#### DIRECTIONS:
Retype each line exactly. Skip images.

-- BEGIN GIVEN INFORMATION --

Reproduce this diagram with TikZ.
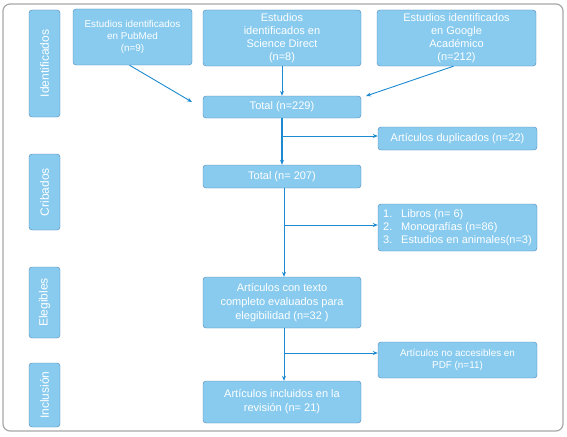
\documentclass[tikz,border=0pt]{standalone}
\usepackage{fontspec}
\setmainfont{Liberation Sans}
\usepackage{tikz}
\usetikzlibrary{arrows.meta,calc,positioning}
\usepackage{xcolor}
\definecolor{boxfill}{HTML}{88CBEF}
\definecolor{boxline}{HTML}{4F86B5}
\definecolor{flow}{HTML}{1C8AD0}
\definecolor{frame}{HTML}{A8A8A8}

\begin{document}
\begin{tikzpicture}[x=1pt,y=-1pt,>={Stealth[length=5pt,width=4pt]},
  box/.style={draw=boxline,fill=boxfill,rounded corners=3pt,text=white,
    font=\fontsize{11}{13.5}\selectfont,align=center,inner sep=1pt},
  small/.style={font=\fontsize{9.9}{12}\selectfont},
  phase/.style={draw=boxline,fill=boxfill,rounded corners=3pt,text=white,
    font=\fontsize{12}{14}\selectfont,rotate=90,minimum height=31pt,inner sep=0pt},
  link/.style={draw=flow,line width=0.9pt,->}]
  \useasboundingbox (0,0) rectangle (567,436);
  \draw[frame,line width=1.2pt,rounded corners=7pt] (3,4) rectangle (563,431);
  % fases
  \node[phase,minimum width=107pt] (pid) at (44.5,63.5) {Identificados};
  \node[phase,minimum width=76pt] (pcr) at (44.5,192) {Cribados};
  \node[phase,minimum width=71pt] (pel) at (44.5,302.5) {Elegibles};
  \node[phase,minimum width=64pt] (pin) at (44.5,395) {Inclusión};
  % fuentes
  \node[box,small,minimum width=119pt,minimum height=56pt] (pub) at (132.5,37)
    {Estudios identificados\\en PubMed\\(n=9)};
  \node[box,font=\fontsize{11}{12.8}\selectfont,minimum width=158pt,minimum height=56pt] (sd) at (282,38)
    {Estudios\\identificados en\\Science Direct\\(n=8)};
  \node[box,font=\fontsize{11}{12.8}\selectfont,minimum width=159pt,minimum height=56pt] (gs) at (456.5,38)
    {Estudios identificados\\en Google\\Académico\\(n=212)};
  % flujo central
  \node[box,minimum width=158pt,minimum height=22pt] (tot1) at (282,107) {Total (n=229)};
  \node[box,minimum width=158pt,minimum height=23pt] (tot2) at (282,176.5) {Total (n= 207)};
  \node[box,font=\fontsize{11}{14}\selectfont,minimum width=158pt,minimum height=51pt] (full) at (282,302.5)
    {Artículos con texto\\completo evaluados para\\elegibilidad (n=32 )};
  \node[box,font=\fontsize{11}{14}\selectfont,minimum width=158pt,minimum height=42pt] (incl) at (282,402)
    {Artículos incluidos en la\\revisión (n= 21)};
  % excluidos
  \node[box,minimum width=159pt,minimum height=23pt] (dup) at (457.5,138.5)
    {Artículos duplicados (n=22)};
  \node[box,minimum width=159pt,minimum height=47pt,align=left,
    font=\fontsize{11}{13}\selectfont] (excl) at (457.5,227.5)
    {\makebox[18pt][l]{1.}Libros (n= 6)\\
     \makebox[18pt][l]{2.}Monografías (n=86)\\
     \makebox[18pt][l]{3.}Estudios en animales(n=3)};
  \node[box,small,minimum width=159pt,minimum height=36pt] (noacc) at (457.5,360)
    {Artículos no accesibles en\\PDF (n=11)};
  % conectores
  \coordinate (pa) at (192,102);
  \coordinate (ga) at (366,96);
  \draw[link] ([xshift=-3pt]pub.south) -- (pa);
  \draw[link] (sd.south) -- (tot1.north);
  \draw[link] ([xshift=-3pt]gs.south) -- (ga);
  \draw[flow,line width=1.8pt,->] (tot1.south) -- (tot2.north);
  \coordinate (b1) at (282,136);
  \draw[link] (b1) -- (b1 -| dup.west);
  \draw[link] ([xshift=2pt]tot2.south) -- ([xshift=2pt]full.north);
  \coordinate (b2) at (284,225);
  \draw[link] (b2) -- (b2 -| excl.west);
  \draw[link] ([xshift=2pt]full.south) -- ([xshift=2pt]incl.north);
  \coordinate (b3) at (284,353);
  \draw[link] (b3) -- (b3 -| noacc.west);
\end{tikzpicture}
\end{document}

-- END GIVEN INFORMATION --

#### EXERCISE RESULT:
Reproduce this diagram with TikZ.
\documentclass[tikz,border=0pt]{standalone}
\usepackage{fontspec}
\setmainfont{Liberation Sans}
\usepackage{tikz}
\usetikzlibrary{arrows.meta,calc,positioning}
\usepackage{xcolor}
\definecolor{boxfill}{HTML}{88CBEF}
\definecolor{boxline}{HTML}{4F86B5}
\definecolor{flow}{HTML}{1C8AD0}
\definecolor{frame}{HTML}{A8A8A8}

\begin{document}
\begin{tikzpicture}[x=1pt,y=-1pt,>={Stealth[length=5pt,width=4pt]},
  box/.style={draw=boxline,fill=boxfill,rounded corners=3pt,text=white,
    font=\fontsize{11}{13.5}\selectfont,align=center,inner sep=1pt},
  small/.style={font=\fontsize{9.9}{12}\selectfont},
  phase/.style={draw=boxline,fill=boxfill,rounded corners=3pt,text=white,
    font=\fontsize{12}{14}\selectfont,rotate=90,minimum height=31pt,inner sep=0pt},
  link/.style={draw=flow,line width=0.9pt,->}]
  \useasboundingbox (0,0) rectangle (567,436);
  \draw[frame,line width=1.2pt,rounded corners=7pt] (3,4) rectangle (563,431);
  % fases
  \node[phase,minimum width=107pt] (pid) at (44.5,63.5) {Identificados};
  \node[phase,minimum width=76pt] (pcr) at (44.5,192) {Cribados};
  \node[phase,minimum width=71pt] (pel) at (44.5,302.5) {Elegibles};
  \node[phase,minimum width=64pt] (pin) at (44.5,395) {Inclusión};
  % fuentes
  \node[box,small,minimum width=119pt,minimum height=56pt] (pub) at (132.5,37)
    {Estudios identificados\\en PubMed\\(n=9)};
  \node[box,font=\fontsize{11}{12.8}\selectfont,minimum width=158pt,minimum height=56pt] (sd) at (282,38)
    {Estudios\\identificados en\\Science Direct\\(n=8)};
  \node[box,font=\fontsize{11}{12.8}\selectfont,minimum width=159pt,minimum height=56pt] (gs) at (456.5,38)
    {Estudios identificados\\en Google\\Académico\\(n=212)};
  % flujo central
  \node[box,minimum width=158pt,minimum height=22pt] (tot1) at (282,107) {Total (n=229)};
  \node[box,minimum width=158pt,minimum height=23pt] (tot2) at (282,176.5) {Total (n= 207)};
  \node[box,font=\fontsize{11}{14}\selectfont,minimum width=158pt,minimum height=51pt] (full) at (282,302.5)
    {Artículos con texto\\completo evaluados para\\elegibilidad (n=32 )};
  \node[box,font=\fontsize{11}{14}\selectfont,minimum width=158pt,minimum height=42pt] (incl) at (282,402)
    {Artículos incluidos en la\\revisión (n= 21)};
  % excluidos
  \node[box,minimum width=159pt,minimum height=23pt] (dup) at (457.5,138.5)
    {Artículos duplicados (n=22)};
  \node[box,minimum width=159pt,minimum height=47pt,align=left,
    font=\fontsize{11}{13}\selectfont] (excl) at (457.5,227.5)
    {\makebox[18pt][l]{1.}Libros (n= 6)\\
     \makebox[18pt][l]{2.}Monografías (n=86)\\
     \makebox[18pt][l]{3.}Estudios en animales(n=3)};
  \node[box,small,minimum width=159pt,minimum height=36pt] (noacc) at (457.5,360)
    {Artículos no accesibles en\\PDF (n=11)};
  % conectores
  \coordinate (pa) at (192,102);
  \coordinate (ga) at (366,96);
  \draw[link] ([xshift=-3pt]pub.south) -- (pa);
  \draw[link] (sd.south) -- (tot1.north);
  \draw[link] ([xshift=-3pt]gs.south) -- (ga);
  \draw[flow,line width=1.8pt,->] (tot1.south) -- (tot2.north);
  \coordinate (b1) at (282,136);
  \draw[link] (b1) -- (b1 -| dup.west);
  \draw[link] ([xshift=2pt]tot2.south) -- ([xshift=2pt]full.north);
  \coordinate (b2) at (284,225);
  \draw[link] (b2) -- (b2 -| excl.west);
  \draw[link] ([xshift=2pt]full.south) -- ([xshift=2pt]incl.north);
  \coordinate (b3) at (284,353);
  \draw[link] (b3) -- (b3 -| noacc.west);
\end{tikzpicture}
\end{document}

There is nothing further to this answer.